* **Exercise**
Pick every line with "React" from the material below.

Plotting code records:
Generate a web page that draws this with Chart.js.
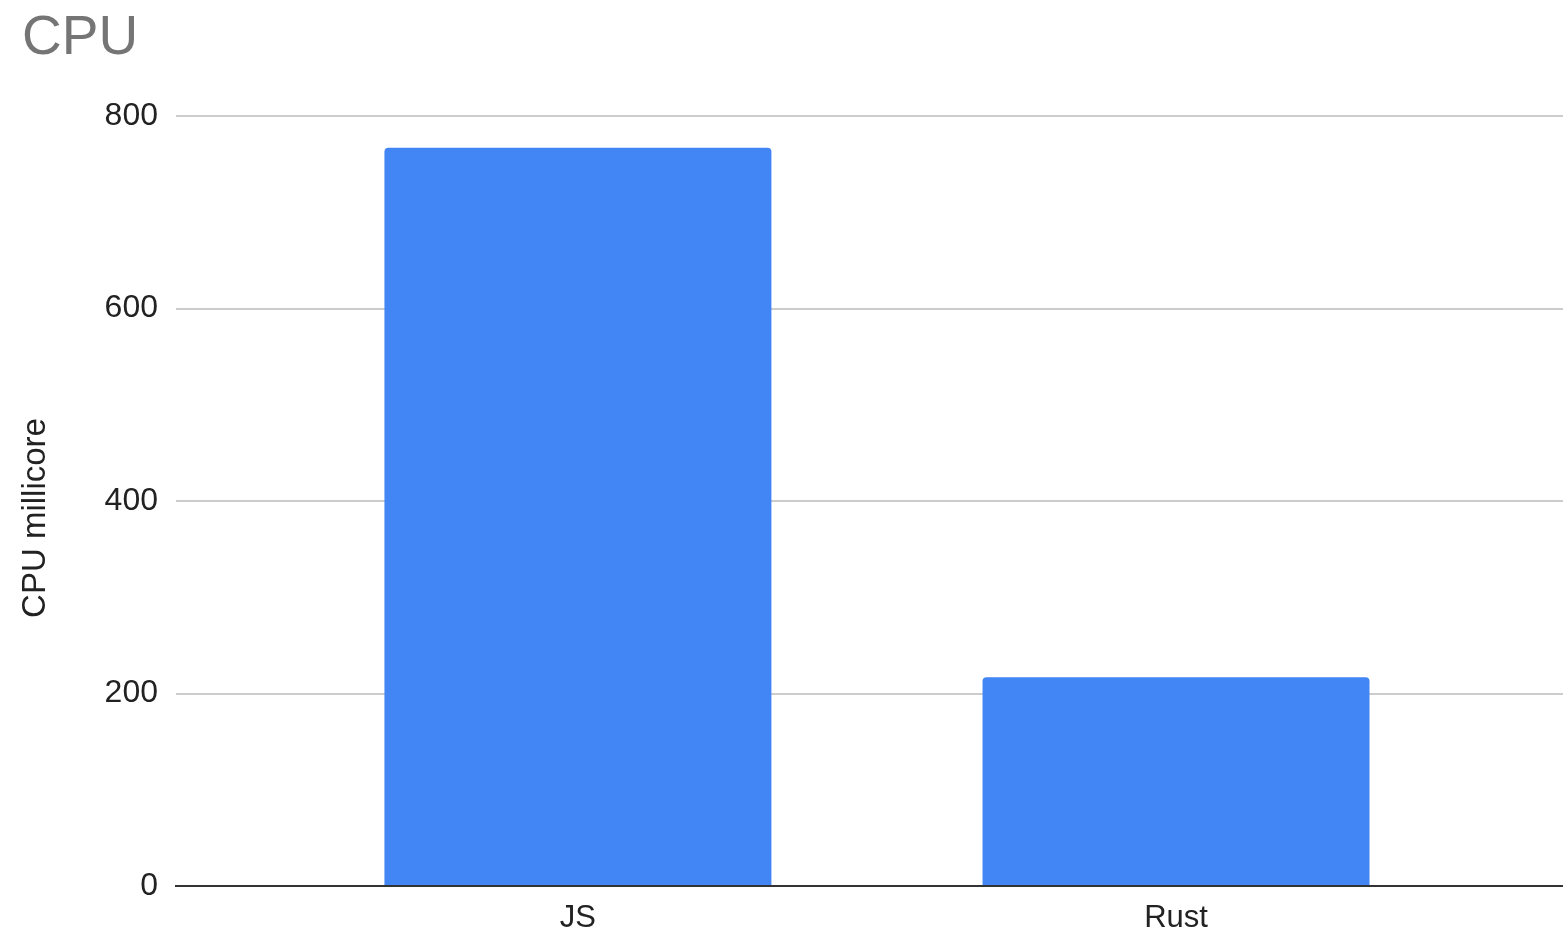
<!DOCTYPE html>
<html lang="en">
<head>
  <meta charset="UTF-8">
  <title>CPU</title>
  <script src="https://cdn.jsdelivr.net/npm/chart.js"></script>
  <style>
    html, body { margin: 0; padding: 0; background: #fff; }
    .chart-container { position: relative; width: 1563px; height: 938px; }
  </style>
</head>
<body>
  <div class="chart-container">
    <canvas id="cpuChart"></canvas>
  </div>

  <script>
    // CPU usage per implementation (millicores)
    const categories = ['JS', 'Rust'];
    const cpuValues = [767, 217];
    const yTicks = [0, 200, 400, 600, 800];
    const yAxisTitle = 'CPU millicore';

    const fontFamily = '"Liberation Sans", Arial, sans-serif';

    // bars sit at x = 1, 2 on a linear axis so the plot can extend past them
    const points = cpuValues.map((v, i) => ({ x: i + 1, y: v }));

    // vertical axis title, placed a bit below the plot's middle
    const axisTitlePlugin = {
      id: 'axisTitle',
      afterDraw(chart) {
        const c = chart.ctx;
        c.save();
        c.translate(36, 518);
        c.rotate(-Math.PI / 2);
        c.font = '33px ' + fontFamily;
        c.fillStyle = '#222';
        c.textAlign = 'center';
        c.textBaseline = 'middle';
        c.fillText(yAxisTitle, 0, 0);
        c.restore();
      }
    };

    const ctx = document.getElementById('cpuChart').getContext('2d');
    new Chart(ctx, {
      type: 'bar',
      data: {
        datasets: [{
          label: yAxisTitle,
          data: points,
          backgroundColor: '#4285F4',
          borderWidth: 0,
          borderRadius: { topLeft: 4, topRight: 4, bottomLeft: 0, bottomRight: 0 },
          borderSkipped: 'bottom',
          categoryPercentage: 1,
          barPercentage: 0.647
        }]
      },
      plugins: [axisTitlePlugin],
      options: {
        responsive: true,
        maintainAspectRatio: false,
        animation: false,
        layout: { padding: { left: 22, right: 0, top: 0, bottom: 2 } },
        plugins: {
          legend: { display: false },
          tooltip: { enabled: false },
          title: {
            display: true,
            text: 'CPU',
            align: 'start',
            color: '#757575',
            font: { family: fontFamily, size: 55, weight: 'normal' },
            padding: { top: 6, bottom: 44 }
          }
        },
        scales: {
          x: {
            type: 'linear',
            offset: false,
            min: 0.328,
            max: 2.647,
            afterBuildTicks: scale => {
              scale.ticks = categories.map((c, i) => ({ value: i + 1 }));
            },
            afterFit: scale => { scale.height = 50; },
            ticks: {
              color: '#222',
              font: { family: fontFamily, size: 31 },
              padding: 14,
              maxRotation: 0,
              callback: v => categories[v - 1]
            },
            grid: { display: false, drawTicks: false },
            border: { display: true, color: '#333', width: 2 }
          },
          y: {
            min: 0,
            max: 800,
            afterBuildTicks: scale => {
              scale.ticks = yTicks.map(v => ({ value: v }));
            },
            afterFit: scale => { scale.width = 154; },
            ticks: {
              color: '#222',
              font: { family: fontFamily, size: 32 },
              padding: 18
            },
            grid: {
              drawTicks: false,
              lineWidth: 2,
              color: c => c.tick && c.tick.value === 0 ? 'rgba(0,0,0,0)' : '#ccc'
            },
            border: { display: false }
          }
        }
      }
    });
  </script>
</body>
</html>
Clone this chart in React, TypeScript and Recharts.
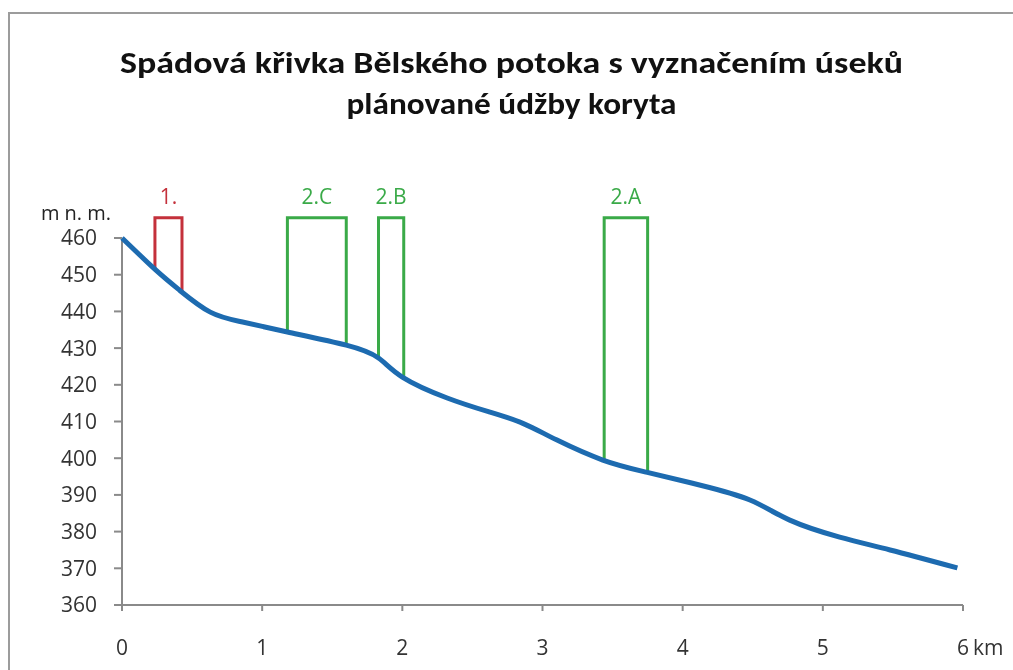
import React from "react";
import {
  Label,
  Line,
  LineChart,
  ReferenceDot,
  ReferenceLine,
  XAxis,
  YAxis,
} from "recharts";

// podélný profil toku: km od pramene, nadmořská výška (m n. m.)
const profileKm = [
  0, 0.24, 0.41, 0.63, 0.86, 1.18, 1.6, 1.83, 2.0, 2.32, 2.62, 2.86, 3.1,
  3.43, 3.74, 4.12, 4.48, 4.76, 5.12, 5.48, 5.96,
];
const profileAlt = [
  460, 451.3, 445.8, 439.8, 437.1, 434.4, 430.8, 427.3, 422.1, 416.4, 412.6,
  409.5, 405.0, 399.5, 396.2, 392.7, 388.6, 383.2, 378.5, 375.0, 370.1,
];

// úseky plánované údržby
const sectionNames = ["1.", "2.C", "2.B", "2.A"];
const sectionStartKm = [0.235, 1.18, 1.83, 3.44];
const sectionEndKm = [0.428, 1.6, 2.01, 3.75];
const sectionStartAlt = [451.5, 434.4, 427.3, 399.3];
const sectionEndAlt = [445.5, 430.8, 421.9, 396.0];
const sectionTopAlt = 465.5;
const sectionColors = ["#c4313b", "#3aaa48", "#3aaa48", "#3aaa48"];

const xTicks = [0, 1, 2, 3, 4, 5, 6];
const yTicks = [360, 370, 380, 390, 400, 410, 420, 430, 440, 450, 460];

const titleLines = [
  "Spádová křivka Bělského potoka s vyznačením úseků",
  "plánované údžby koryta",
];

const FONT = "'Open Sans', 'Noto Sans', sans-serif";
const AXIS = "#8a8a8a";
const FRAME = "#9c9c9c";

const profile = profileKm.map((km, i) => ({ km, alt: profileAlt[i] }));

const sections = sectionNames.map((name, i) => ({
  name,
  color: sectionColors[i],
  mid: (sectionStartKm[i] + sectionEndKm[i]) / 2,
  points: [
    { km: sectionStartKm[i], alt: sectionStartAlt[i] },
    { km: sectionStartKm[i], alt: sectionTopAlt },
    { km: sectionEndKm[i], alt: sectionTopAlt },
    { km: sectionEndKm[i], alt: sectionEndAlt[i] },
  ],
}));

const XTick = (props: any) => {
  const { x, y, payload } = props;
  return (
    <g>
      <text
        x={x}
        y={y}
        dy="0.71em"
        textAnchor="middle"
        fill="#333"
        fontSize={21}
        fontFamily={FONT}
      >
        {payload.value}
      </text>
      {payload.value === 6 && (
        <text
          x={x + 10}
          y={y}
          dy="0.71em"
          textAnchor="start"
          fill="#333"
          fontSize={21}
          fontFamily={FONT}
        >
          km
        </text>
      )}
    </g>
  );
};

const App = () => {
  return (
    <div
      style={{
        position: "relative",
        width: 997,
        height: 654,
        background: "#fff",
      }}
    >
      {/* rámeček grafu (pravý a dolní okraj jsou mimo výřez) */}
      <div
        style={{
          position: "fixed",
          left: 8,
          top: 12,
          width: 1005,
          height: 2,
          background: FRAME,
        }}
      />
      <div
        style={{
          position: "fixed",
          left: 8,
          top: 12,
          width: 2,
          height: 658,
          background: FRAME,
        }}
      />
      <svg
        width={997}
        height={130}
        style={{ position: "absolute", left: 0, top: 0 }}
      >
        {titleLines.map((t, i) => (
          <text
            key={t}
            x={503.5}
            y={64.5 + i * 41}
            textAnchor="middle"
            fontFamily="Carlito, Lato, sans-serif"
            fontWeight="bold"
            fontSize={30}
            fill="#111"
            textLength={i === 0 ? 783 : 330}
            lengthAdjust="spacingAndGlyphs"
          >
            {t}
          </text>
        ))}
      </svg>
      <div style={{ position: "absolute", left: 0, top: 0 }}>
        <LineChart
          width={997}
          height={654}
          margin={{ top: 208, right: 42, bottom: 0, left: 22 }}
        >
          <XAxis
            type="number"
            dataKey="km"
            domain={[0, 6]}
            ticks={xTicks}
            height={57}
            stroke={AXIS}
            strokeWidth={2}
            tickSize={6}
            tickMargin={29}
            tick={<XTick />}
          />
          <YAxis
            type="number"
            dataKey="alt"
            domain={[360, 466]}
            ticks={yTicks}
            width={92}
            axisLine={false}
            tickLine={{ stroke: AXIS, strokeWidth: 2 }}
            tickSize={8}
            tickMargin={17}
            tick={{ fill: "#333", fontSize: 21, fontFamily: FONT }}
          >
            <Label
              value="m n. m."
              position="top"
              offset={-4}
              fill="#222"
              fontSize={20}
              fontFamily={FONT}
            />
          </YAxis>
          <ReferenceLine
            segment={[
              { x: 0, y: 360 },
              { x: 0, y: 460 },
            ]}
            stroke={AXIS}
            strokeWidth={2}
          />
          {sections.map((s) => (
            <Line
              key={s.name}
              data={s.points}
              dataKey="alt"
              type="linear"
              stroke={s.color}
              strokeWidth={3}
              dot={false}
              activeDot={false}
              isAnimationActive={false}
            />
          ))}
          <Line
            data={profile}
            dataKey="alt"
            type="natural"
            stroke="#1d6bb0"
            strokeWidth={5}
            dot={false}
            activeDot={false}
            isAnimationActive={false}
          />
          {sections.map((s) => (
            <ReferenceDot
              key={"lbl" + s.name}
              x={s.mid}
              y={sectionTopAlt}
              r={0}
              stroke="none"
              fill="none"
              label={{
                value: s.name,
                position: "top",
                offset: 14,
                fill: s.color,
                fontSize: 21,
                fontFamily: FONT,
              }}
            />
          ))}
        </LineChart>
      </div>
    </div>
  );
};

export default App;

* **Answer in full**
Clone this chart in React, TypeScript and Recharts.
import React from "react";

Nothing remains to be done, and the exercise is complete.